2018-07-12Zeitschriftenartikel DOI: 10.25646/5683
Absence of IL-10 production by human PBMCs co-cultivated with human cells expressing or secreting retroviral immunosuppressive domains
Immunosuppression by retroviruses including the human immunodeficiency virus—1 (HIV-1) is well known, however the mechanisms how retroviruses induce this immunosuppression is not fully investigated. It was shown that non-infectious retroviral particles as well as retroviral or recombinant retroviral transmembrane envelope (TM) proteins demonstrated immunosuppressive properties. The same was shown for peptides corresponding to a highly conserved domain in the TM protein. This domain is called immunosuppressive (ISU) domain and it induces modulation of the cytokine release of peripheral blood mononuclear cells (PBMCs) from healthy donors. In addition, it changes the gene expression of these cells. Common indications for the immunosuppressive activity were tumour growth in vivo and interleukin—10 (IL-10) release from human PBMCs in vitro.

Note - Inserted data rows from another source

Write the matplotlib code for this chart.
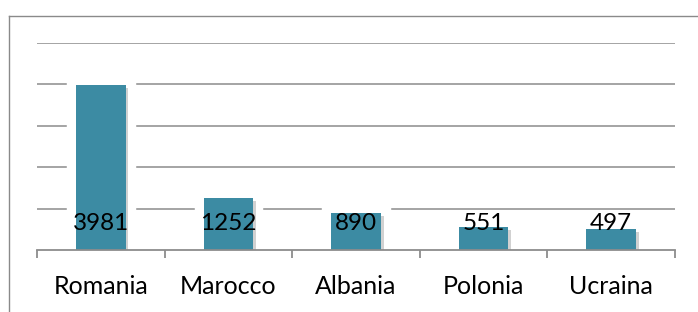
import matplotlib
matplotlib.use("Agg")
import matplotlib.pyplot as plt
import matplotlib.patheffects as pe

categories = ["Romania", "Marocco", "Albania", "Polonia", "Ucraina"]
values = [3981, 1252, 890, 551, 497]

W, H = 698, 312
fig = plt.figure(figsize=(W / 100, H / 100), dpi=100)
plt.rcParams['font.family'] = ['Lato', 'DejaVu Sans']

# outer frame: an empty axes whose left and top spines form the border
fx, fy = 8.5 / W, 1 - 15.5 / H
frame = fig.add_axes([fx, -0.2, 1.2, fy + 0.2], zorder=0)
frame.set_xticks([])
frame.set_yticks([])
frame.patch.set_visible(False)
for s in ['right', 'bottom']:
    frame.spines[s].set_visible(False)
for s in ['left', 'top']:
    frame.spines[s].set_color('#8a8a8a')
    frame.spines[s].set_linewidth(1.0)

left, right = 37 / W, 675 / W
bottom, top = 1 - 250 / H, 1 - 43 / H
ax = fig.add_axes([left, bottom, right - left, top - bottom], zorder=1)
ax.patch.set_visible(False)

x = list(range(len(categories)))
bars = ax.bar(x, values, width=0.39, color='#3c8ba3', zorder=3)
for b in bars:
    b.set_path_effects([
        pe.Stroke(linewidth=14, foreground='white'),
        pe.SimplePatchShadow(offset=(2, -2), shadow_rgbFace='#000000', alpha=0.18),
        pe.Normal(),
    ])

ax.set_xlim(-0.5, len(categories) - 0.5)
ax.set_ylim(0, 5000)
ax.set_yticks([1000, 2000, 3000, 4000, 5000])
ax.yaxis.grid(True, color='#8c8c8c', linewidth=1.1, zorder=0)
ax.set_axisbelow(True)
ax.tick_params(axis='y', length=0, labelleft=False)

for s in ['top', 'right', 'left']:
    ax.spines[s].set_visible(False)
ax.spines['bottom'].set_color('#8c8c8c')
ax.spines['bottom'].set_linewidth(1.3)
ax.spines['bottom'].set_zorder(5)

ax.set_xticks(x)
ax.set_xticklabels(categories, fontsize=18, color='black')
ax.tick_params(axis='x', which='major', length=0, pad=18)
ax.set_xticks([i - 0.5 for i in range(len(categories) + 1)], minor=True)
ax.tick_params(axis='x', which='minor', length=6, width=1.3, color='#8c8c8c', direction='out')

for xi, v in zip(x, values):
    ax.annotate(str(v), (xi, 0), xytext=(0, 26 * 0.72), textcoords='offset points',
                ha='center', va='center', fontsize=17.5, color='black', zorder=6)

fig.savefig('out.png', dpi=100, facecolor='white')
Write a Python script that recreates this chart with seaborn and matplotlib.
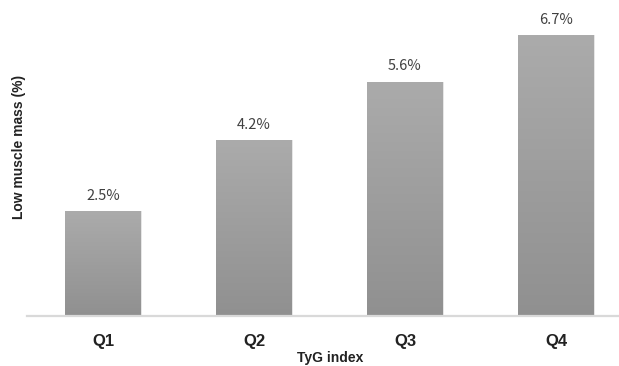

Single mutations in the ISU domain abrogated the immunosuppressive activity. In order to develop a new model system for the expression of the ISU domain and presentation to PBMCs which is not prone to possible endotoxin contaminations, two expression systems were developed. In the first system, designated pOUT, retroviral proteins containing the ISU domain were expressed and released into the cell culture medium, and in the second system, tANCHOR, the ISU domain was presented by a tetraspanin-anchored sequence on the cell surface of human cells. Both systems were exploited to express the wild-type (wt) ISU domains of HIV-1, of the porcine endogenous retrovirus (PERV) and of the murine leukaemia virus (MuLV) as well as to express mutants (mut) of these ISU domains. PERV is of special interest in the context of virus safety of xenotransplantation using pig organs. Expression of the TM proteins was demonstrated by confocal laser scanning microscopy, ELISA and Western blot analyses using specific antibodies. However, when cells expressing and releasing the ISU were co-incubated with human PBMCs, no increased production of IL-10 was observed when compared with the mutants. Similar results were obtained when the released TM proteins were concentrated by immunoprecipitation and added to PBMCs. We suggest that the absence of IL-10 induction can be explained by a low amount of protein, by the lack of a biologically active conformation or the absence of additional factors.